Je m’interroge en effet : quelle est la commune aujourd’hui en France qui n’aurait pas réalisé de mutualisation de service, de maitrise de sa masse salariale à travers la gestion des départs en retraite ?
Cette conférence financière des territoires, installée sous le prisme d’un dialogue avec les collectivités, semble souffrir d’une déconnexion totale avec les réalités locales.
IV. Et la suite ?
C’est ainsi que s’est achevée cette conférence financière des territoires.
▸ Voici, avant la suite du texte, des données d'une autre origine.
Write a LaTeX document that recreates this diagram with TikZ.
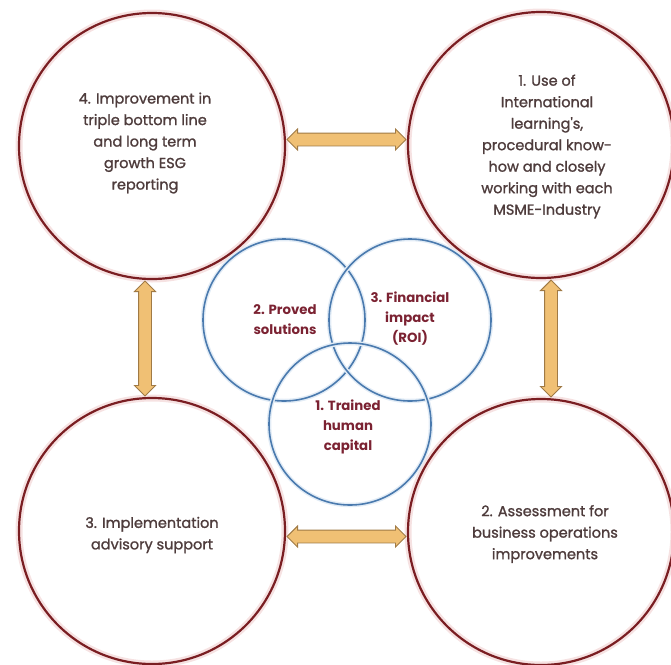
\documentclass[tikz,border=0pt]{standalone}
\usepackage{fontspec}
\setmainfont{Poppins}
\newfontfamily\stagefont[FakeBold=1.3]{Poppins}
\usetikzlibrary{shapes.arrows,calc}
\definecolor{ringred}{HTML}{7A1E22}
\definecolor{ringglow}{HTML}{F6E2E2}
\definecolor{vennblue}{HTML}{4A7AAE}
\definecolor{vennglow}{HTML}{E2ECF6}
\definecolor{arrowfill}{HTML}{F0C074}
\definecolor{arrowedge}{HTML}{A07A45}
\definecolor{bodytext}{HTML}{4E3C3C}
\definecolor{venntext}{HTML}{7B2232}
\begin{document}
\begin{tikzpicture}[x=1pt,y=-1pt,
  ring/.style={circle, draw=ringred, line width=2.2pt, minimum size=266pt, inner sep=0pt,
    preaction={draw=ringglow, line width=7pt}},
  venn/.style={circle, draw=vennblue, line width=1.6pt, minimum size=162pt, inner sep=0pt,
    preaction={draw=vennglow, line width=4.5pt}},
  ringtext/.style={align=center, text=bodytext, font=\stagefont\fontsize{14.5}{21.5}\selectfont},
  venntext/.style={align=center, text=venntext, font=\fontsize{13.3}{20}\selectfont\bfseries},
  dblarrow/.style={double arrow, fill=arrowfill, draw=arrowedge, line width=0.9pt,
    inner xsep=0pt, inner ysep=6pt, double arrow head extend=4pt, double arrow tip angle=90}]
\useasboundingbox (0,0) rectangle (671,664);

% four outer process stages
\node[ring] (s4) at (152,146) {};
\node[ring] (s1) at (541,145) {};
\node[ring] (s3) at (152,531) {};
\node[ring] (s2) at (541,532) {};

\node[ringtext] (t4) at (145,143) {4. Improvement in\\triple bottom line\\and long term\\growth ESG\\reporting};
\node[ringtext] (t1) at (547,146.5) {1. Use of\\International\\learning's,\\procedural know-\\how and closely\\working with each\\MSME-Industry};
\node[ringtext] (t3) at (152,535) {3. Implementation\\advisory support};
\node[ringtext] (t2) at (545,534) {2. Assessment for\\business operations\\improvements};

% central overlapping pillars
\node[venn] (vp) at (284,320) {};
\node[venn] (vf) at (410,320) {};
\node[venn] (vh) at (350,424) {};
\node[venntext] (tp) at (285,320) {2. Proved\\solutions};
\node[venntext] (tf) at (410,319) {3. Financial\\impact\\(ROI)};
\node[venntext] (th) at (348,427) {1. Trained\\human\\capital};

% two-way links between neighbouring stages
\path let \p1=(s4.east), \p2=(s1.west) in
  node[dblarrow, minimum height={\x2-\x1-2pt}] (a41) at ($(\p1)!.5!(\p2)+(0,-6)$) {};
\path let \p1=(s3.east), \p2=(s2.west) in
  node[dblarrow, minimum height={\x2-\x1-2pt}] (a32) at ($(\p1)!.5!(\p2)+(0,5)$) {};
\path let \p1=(s4.south), \p2=(s3.north) in
  node[dblarrow, rotate=90, minimum height={\y1-\y2-2pt}] (a43) at ($(\p1)!.5!(\p2)+(-7,0)$) {};
\path let \p1=(s1.south), \p2=(s2.north) in
  node[dblarrow, rotate=90, minimum height={\y1-\y2-2pt}] (a12) at ($(\p1)!.5!(\p2)+(10,0)$) {};
\end{tikzpicture}
\end{document}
Une deuxième conférence financière des territoires est prévue en juillet 2025 « afin de tirer les enseignements de ces travaux et de partager les orientations dans la perspective du projet de loi de finances pour 2026 ».
Avant cela, le gouvernement précise que des groupes de travail vont se réunir autour de plusieurs thématiques :
- Les modalités de contribution des collectivités à l’effort pluriannuel de redressement des finances publiques (dont un retour d’expérience sur la LFI 2025)
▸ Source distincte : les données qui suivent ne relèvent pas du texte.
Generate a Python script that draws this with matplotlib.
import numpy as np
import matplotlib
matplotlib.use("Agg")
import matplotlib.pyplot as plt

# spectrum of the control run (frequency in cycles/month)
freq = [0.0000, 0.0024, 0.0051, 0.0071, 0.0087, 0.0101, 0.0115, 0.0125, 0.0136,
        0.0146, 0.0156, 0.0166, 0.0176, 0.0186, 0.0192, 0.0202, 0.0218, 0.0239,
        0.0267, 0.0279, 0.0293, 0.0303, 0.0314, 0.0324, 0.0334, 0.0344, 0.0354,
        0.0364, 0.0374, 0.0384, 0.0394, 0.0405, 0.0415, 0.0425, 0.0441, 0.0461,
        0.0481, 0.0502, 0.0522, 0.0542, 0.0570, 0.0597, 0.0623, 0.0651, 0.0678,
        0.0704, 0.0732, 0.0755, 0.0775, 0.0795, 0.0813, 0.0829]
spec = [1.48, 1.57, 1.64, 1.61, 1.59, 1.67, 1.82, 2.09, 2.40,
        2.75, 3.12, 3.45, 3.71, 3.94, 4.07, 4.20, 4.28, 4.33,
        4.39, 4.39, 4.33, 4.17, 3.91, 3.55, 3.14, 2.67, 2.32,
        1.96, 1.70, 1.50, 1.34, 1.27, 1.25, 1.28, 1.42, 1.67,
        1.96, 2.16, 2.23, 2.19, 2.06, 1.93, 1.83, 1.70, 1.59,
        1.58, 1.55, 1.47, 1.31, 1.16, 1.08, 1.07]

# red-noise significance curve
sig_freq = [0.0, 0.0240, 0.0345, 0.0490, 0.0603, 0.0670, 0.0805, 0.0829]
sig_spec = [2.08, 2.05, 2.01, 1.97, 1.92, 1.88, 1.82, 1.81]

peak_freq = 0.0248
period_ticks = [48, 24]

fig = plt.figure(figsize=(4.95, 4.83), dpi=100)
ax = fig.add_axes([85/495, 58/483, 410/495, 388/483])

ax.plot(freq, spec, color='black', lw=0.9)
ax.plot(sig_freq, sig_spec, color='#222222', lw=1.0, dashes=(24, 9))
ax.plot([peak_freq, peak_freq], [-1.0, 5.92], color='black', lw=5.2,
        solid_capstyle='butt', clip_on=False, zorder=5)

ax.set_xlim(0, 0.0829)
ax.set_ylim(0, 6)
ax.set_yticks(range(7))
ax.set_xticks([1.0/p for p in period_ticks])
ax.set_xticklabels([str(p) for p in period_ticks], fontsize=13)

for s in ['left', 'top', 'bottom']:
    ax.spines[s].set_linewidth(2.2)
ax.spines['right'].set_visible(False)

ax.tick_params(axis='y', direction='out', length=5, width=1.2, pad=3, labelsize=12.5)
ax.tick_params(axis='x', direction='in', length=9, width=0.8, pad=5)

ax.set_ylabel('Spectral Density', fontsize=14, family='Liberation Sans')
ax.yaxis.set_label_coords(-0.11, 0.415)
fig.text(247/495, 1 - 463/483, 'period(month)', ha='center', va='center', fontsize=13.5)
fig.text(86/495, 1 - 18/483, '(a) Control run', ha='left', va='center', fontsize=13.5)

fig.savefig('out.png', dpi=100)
- La situation particulière des départements (en lien avec le Comité des financeurs)
- La fonction publique territoriale : effectifs, masse salariale, statut, etc.
- La péréquation
L’association des Maires de France a publié un communiqué de presse suite à sa participation à cette conférence et demande par exemple une revue de tous les textes les plus coûteux pour les collectivités et un engagement à les supprimer ou encore à les réviser.
Elle demande aussi un moratoire sur toute nouvelle dépense contrainte s’appliquant aux collectivités ou encore un engagement de l’Etat sur la durée en matière de recettes locales pour que les collectivités ne découvrent pas chaque année mécanisme différent de prélèvement de dotation au détriment des collectivités, comme le DILICO cette année.
Autant de mesures qui nécessitent en effet un positionnement de l’Etat pour un dialogue constructif avec les représentants des collectivités locales.
Seule la gestion des communes ne peut être remise en cause dans cette recherche d’économie pour la réduction du déficit public : une analyse fine et partagée de la situation financière des collectivités doit être assurée.